H 56 W 48 D27,S21 SS25 SS22 Severely autistic M(#2 for both) 9 1/2 yrs. "I've never loved you" 3/7/2011 Separated 8/7/2011 BITS
Telemark - first you need to forgive yourself. You have already apologized to your W. She should take your apology as an invitation. MWD says forgiveness is the best gift you can give yourself. It sounds like she's been harboring a lot over the years, and now she has all this baggage that is going to eat her up inside until she unloads it. She will always carry this baggage and continue to accumulate it until she is able to forgive.
jbnati, you are correct. W is still angry at events that happened in her life 35 years ago. That's an issue I can't even touch.
It's only been these last few days that I have been able to start to forgive myself for my wrongdoings. I mentioned in one of my recent posts that earlier this week I came home from work and lost it...the weight of everything felt like it was all on me. So I got onto my knees - literally - and prayed that God take this from me, because I was still making a mess of things.
Thanks for your comments.
H 56 W 48 D27,S21 SS25 SS22 Severely autistic M(#2 for both) 9 1/2 yrs. "I've never loved you" 3/7/2011 Separated 8/7/2011 BITS
I understand Telemark. Forgiving yourself is a process. I had a convo with my W about 5 weeks ago and she brought up 3 major things she is still harboring from up to 9 years ago. I was literally on my knees as well - asking God for forgiveness for what I had done to her. I had heard all these before, but this time I really made the effort to LISTEN and just validate - not fix anything, not get defensive. I felt her pain because I went through that exercise - it hit me like a ton of bricks. I ended up writing her a brief letter apologizing for each of the 3 things. At end I just told her that if I could go back and re-do those things over, I would do them differently and that I hoped she would be able to forgive me some day.
Exactly where I am, mentally and emotionally. If I only knew then what I know now...my W and I have discussed my sins of the past, and I have said the same things you have said to yours. My W has also recognized her part in the failure of our M and has apologized to me.
I could handle all of that with more grace and detachment if it were not for her continuing her EA, even after assuring me 3X it was over.
H 56 W 48 D27,S21 SS25 SS22 Severely autistic M(#2 for both) 9 1/2 yrs. "I've never loved you" 3/7/2011 Separated 8/7/2011 BITS
Each day I find it a little - very little, but still - easier to separate myself from my turmoil with W. This morning we sat at our kitchen table, had coffee together and chatted about everyday things. Haven't done that in months. I kept having to remind myself not to look for anything that I might interpret as a breakthrough, but it did feel like a baby step. At least we are not at each others' throats.
H 56 W 48 D27,S21 SS25 SS22 Severely autistic M(#2 for both) 9 1/2 yrs. "I've never loved you" 3/7/2011 Separated 8/7/2011 BITS
Telemark It does bug me that you were a former OM but that's because of my sitch. That being said I think you now know how it feels. So I have some words of encouragement.
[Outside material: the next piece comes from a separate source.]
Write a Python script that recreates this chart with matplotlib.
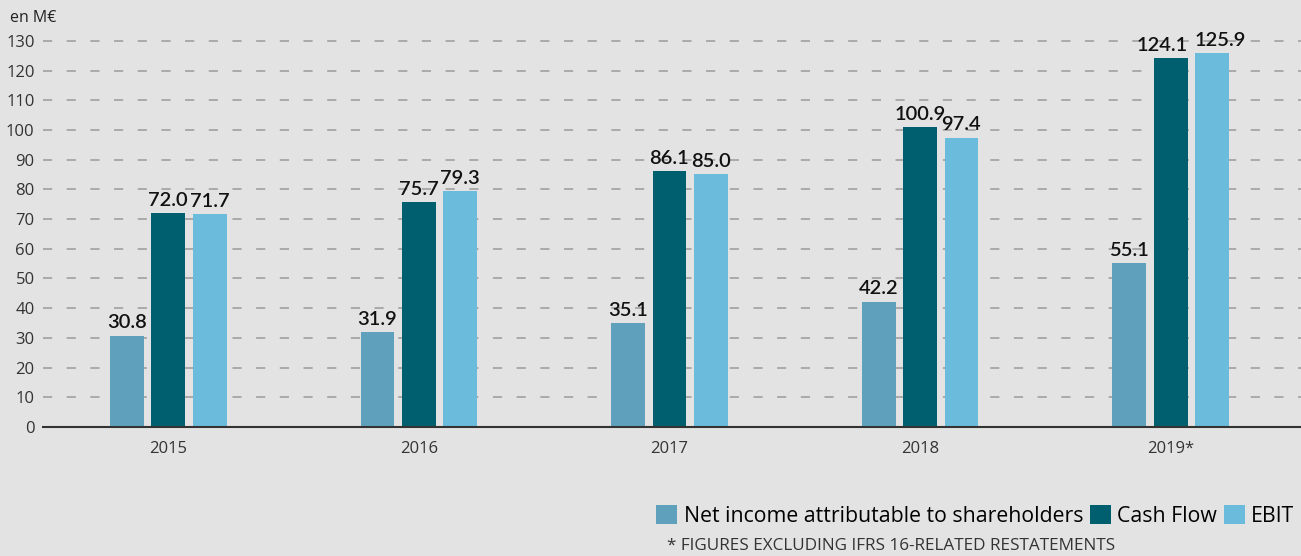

Your wive's inability to forgive sounds a lot like mine. It is important that you let her know that she can't go through life married to you not forgiving you. Make a point of letting her know you do not appreciate it when she brings up things of the past that should be forgotten. If you are having a fight, and she brings up the past, immediately stop and tell her that bringing up past dirt is no way to fight. That you want to solve the issue and you will once she is ready to talk about the current issues. I'm sorry but bringing up the past is just a way of her fighting dirty, and getting an advantage over you.
Do it often enough, and with enough conviction and you will see the dynamic change between you. Just remember to be calm and loving. She only does this because she thinks it gives her an advantage. Remove the edge and it just becomes self destructive behavior she probably loathed too.
As for OM he is an addiction, remember that at all times you are competing with the fantasy he provides. As for the money to OM many would say that is crossing the line. Is this her money or joint money? If it's joint make sure she understands that the money is for you her and SS. It's ome thing for her to be sure about her emotions she is free to give her feelings to whoever she pleases joint assets are different how would you feel if she gave OM the keys to your car?
I know this is hard to hear but your W has some very strong issues. You need to in a loving way show her that her behavior is unacceptable. It will be hard, and you will need to turn your back to her many times. She needs to feel the sting of your rejection, yet see you as a strong loving man. In other words she needs to value you, and then see how painful it could be to lose you. I am in no way saying to be a jerk, but if she is rude to you walk away and go have a good time. She will be puzzled over how you can be happy while she internally destroys herself.